Using the Pi Cycle Top for Strategy

Traders and investors use the Pi Cycle Top Indicator not as a sell signal but as a strong warning of overbought market conditions. When the crossover happens, many begin de-risking their positions, taking profits, or tightening stop losses. Some even use it to short the market or rotate into stablecoins. However, professionals often combine this indicator with on-chain data like NUPL (Net Unrealised Profit/Loss) or exchange inflows to validate signals. It’s best used as part of a multi-layered strategy rather than in isolation, helping traders stay disciplined during euphoric price surges while avoiding premature exits.

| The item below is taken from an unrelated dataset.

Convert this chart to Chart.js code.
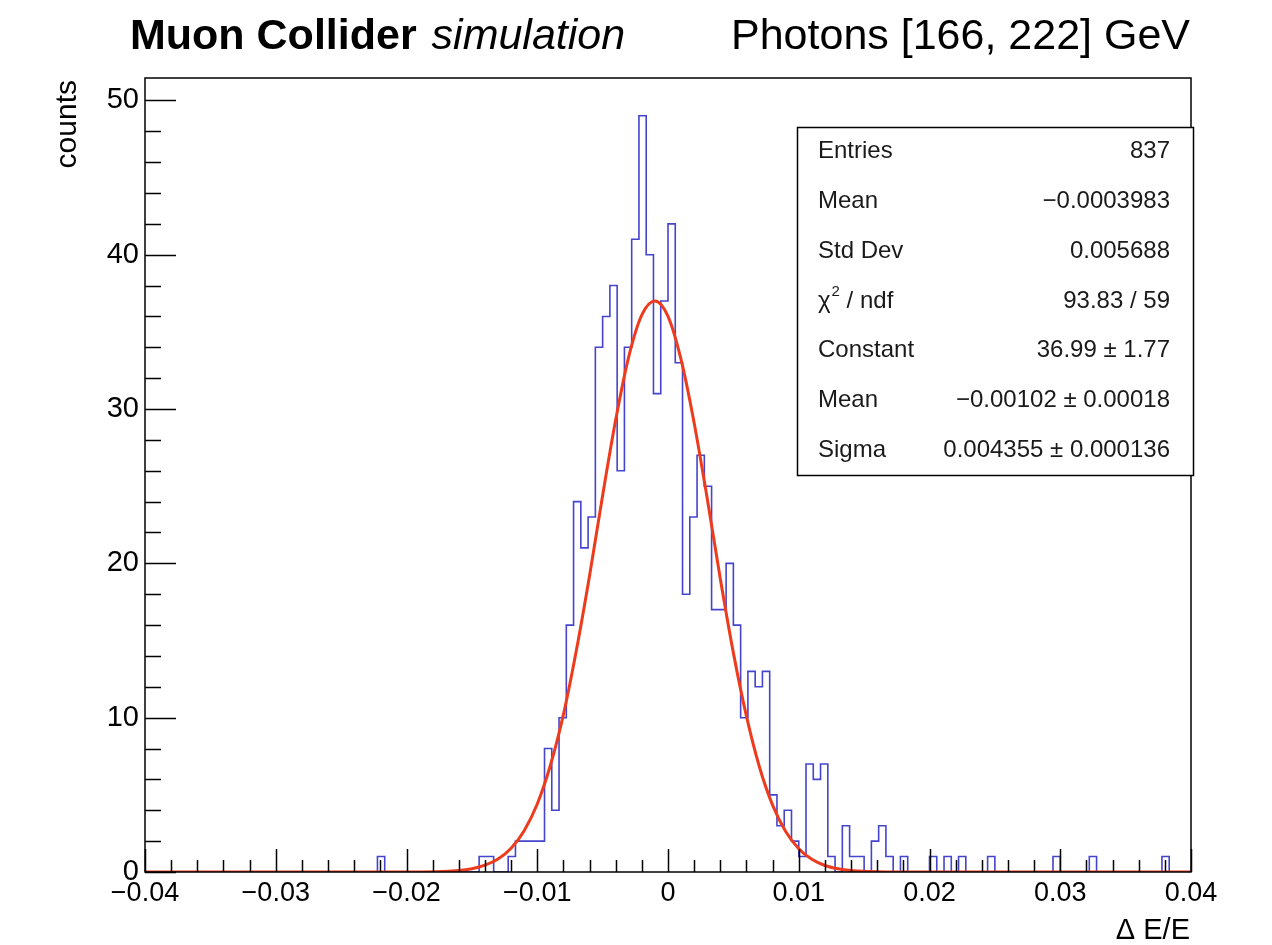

Limitations and Criticisms

Despite its track record, the Pi Cycle Top Indicator has limitations. It is a lagging indicator and can produce late or premature signals depending on market volatility. Critics argue it may be a product of curve-fitting—where a tool is engineered to match past data but lacks predictive power for the future. Additionally, macroeconomic changes or the rise of institutional trading might alter future cycle dynamics, reducing its accuracy. Over-reliance can also lead to missed gains if one exits too early. Like all technical analysis tools, it's best used in conjunction with broader market context, sentiment analysis, and risk management.

Frequently Asked Questions

Has the Pi Cycle Top Indicator accurately predicted previous Bitcoin tops?

Historically, it has closely aligned with several cycle tops, but it's not infallible.

Is the Pi Cycle Top useful for short-term trading?

It's better suited for macro trends, not intraday or short-term trading.

Where can I track the live Pi Cycle Top Indicator?

It is available on platforms like Bitcoin Magazine Pro and TradingView.